■ **The exercise**
Return, without pictures, the lines from the start of the data through the one that contains "import seaborn as sns".

■ **Source excerpt**

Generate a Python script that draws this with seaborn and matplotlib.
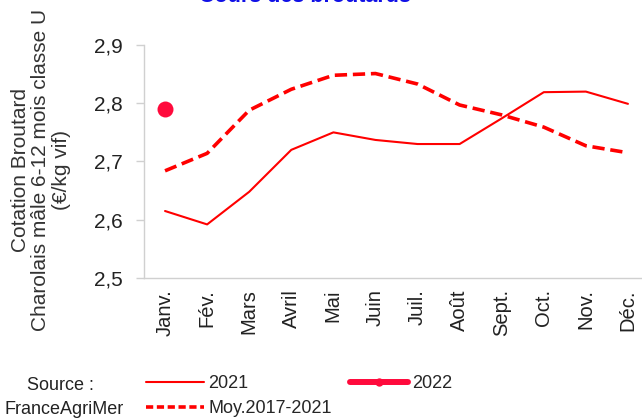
import numpy as np
import pandas as pd
import matplotlib
matplotlib.use("Agg")
import matplotlib.pyplot as plt
from matplotlib.lines import Line2D
from matplotlib.ticker import FuncFormatter, FixedLocator
import seaborn as sns

# Values
months = ["Janv.", "Fév.", "Mars", "Avril", "Mai", "Juin",
          "Juil.", "Août", "Sept.", "Oct.", "Nov.", "Déc."]
prix_2021 = [2.615, 2.592, 2.648, 2.720, 2.750, 2.737,
             2.730, 2.730, 2.774, 2.819, 2.820, 2.799]
prix_moy = [2.684, 2.714, 2.788, 2.824, 2.848, 2.851,
            2.833, 2.797, 2.780, 2.759, 2.727, 2.715]
prix_2022 = [2.790]

sns.set_theme(style="white")
plt.rcParams["font.family"] = ["Liberation Sans", "DejaVu Sans"]

df21 = pd.DataFrame({"mois": range(len(prix_2021)), "prix": prix_2021})
dfmoy = pd.DataFrame({"mois": range(len(prix_moy)), "prix": prix_moy})
df22 = pd.DataFrame({"mois": range(len(prix_2022)), "prix": prix_2022})

fig = plt.figure(figsize=(6.42, 4.18), dpi=100)
ax = fig.add_axes([144 / 642, 1 - 278 / 418, 505 / 642, 233 / 418])

red = "#ff0000"
red22 = "#ff0a3c"
sns.lineplot(data=df21, x="mois", y="prix", ax=ax, color=red, linewidth=1.5)
sns.lineplot(data=dfmoy, x="mois", y="prix", ax=ax, color=red, linewidth=2.6)
ax.lines[-1].set_dashes([3.4, 1.6])
sns.lineplot(data=df22, x="mois", y="prix", ax=ax, color=red22, linewidth=4.3,
             marker="o", markersize=11.5, markeredgewidth=0)

ax.set_xlim(-0.5, 11.5)
ax.set_ylim(2.5, 2.9)
ax.set_yticks([2.5, 2.6, 2.7, 2.8, 2.9])
ax.yaxis.set_major_formatter(FuncFormatter(lambda v, p: f"{v:.1f}".replace(".", ",")))
ax.set_xticks(range(12))
ax.set_xticklabels(months, rotation=90)
ax.xaxis.set_minor_locator(FixedLocator(np.arange(-0.5, 12, 1)))
ax.tick_params(axis="x", which="major", length=0, pad=8, labelsize=14.5, colors="#222222")
ax.tick_params(axis="x", which="minor", length=7, width=1, color="#d0d0d0", direction="out")
ax.tick_params(axis="y", length=6, width=1, color="#d0d0d0", direction="out",
               labelsize=15, labelcolor="#222222", pad=9, left=True)
ax.set_xlabel("")
ax.set_ylabel("")
for s in ["top", "right"]:
    ax.spines[s].set_visible(False)
for s in ["left", "bottom"]:
    ax.spines[s].set_color("#d0d0d0")
    ax.spines[s].set_linewidth(1)

fig.text(41 / 642, 1 - 170 / 418,
         "Cotation Broutard\nCharolais mâle 6-12 mois classe U\n(€/kg vif)",
         rotation=90, ha="center", va="center", multialignment="center",
         fontsize=15, color="#333333", linespacing=1.12)

fig.text(305 / 642, 1 - 2 / 418, "Cours des broutards", ha="center", va="baseline",
         fontsize=15.5, fontweight="bold", color="#1010e6")

fig.text(60 / 642, 1 - 386 / 418, "Source :", ha="center", va="center",
         fontsize=13, color="#222222")
fig.text(5 / 642, 1 - 409 / 418, "FranceAgriMer", ha="left", va="center",
         fontsize=13, color="#222222")

handles = [
    Line2D([], [], color=red, linewidth=1.5),
    Line2D([], [], color=red, linewidth=2.6, dashes=[2.0, 1.0]),
    Line2D([], [], color=red22, linewidth=4.3, marker="o", markersize=6,
           markeredgewidth=0),
]
labels = ["2021", "Moy.2017-2021", "2022"]
fig.legend(handles, labels, ncol=2, loc="upper left",
           bbox_to_anchor=(146 / 642, 1 - 375 / 418), frameon=False,
           fontsize=13, handlelength=3.2, handletextpad=0.25,
           columnspacing=1.0, labelspacing=0.45, borderaxespad=0, borderpad=0)

fig.savefig("out.png", dpi=100)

■ **In response**
Generate a Python script that draws this with seaborn and matplotlib.
import numpy as np
import pandas as pd
import matplotlib
matplotlib.use("Agg")
import matplotlib.pyplot as plt
from matplotlib.lines import Line2D
from matplotlib.ticker import FuncFormatter, FixedLocator
import seaborn as sns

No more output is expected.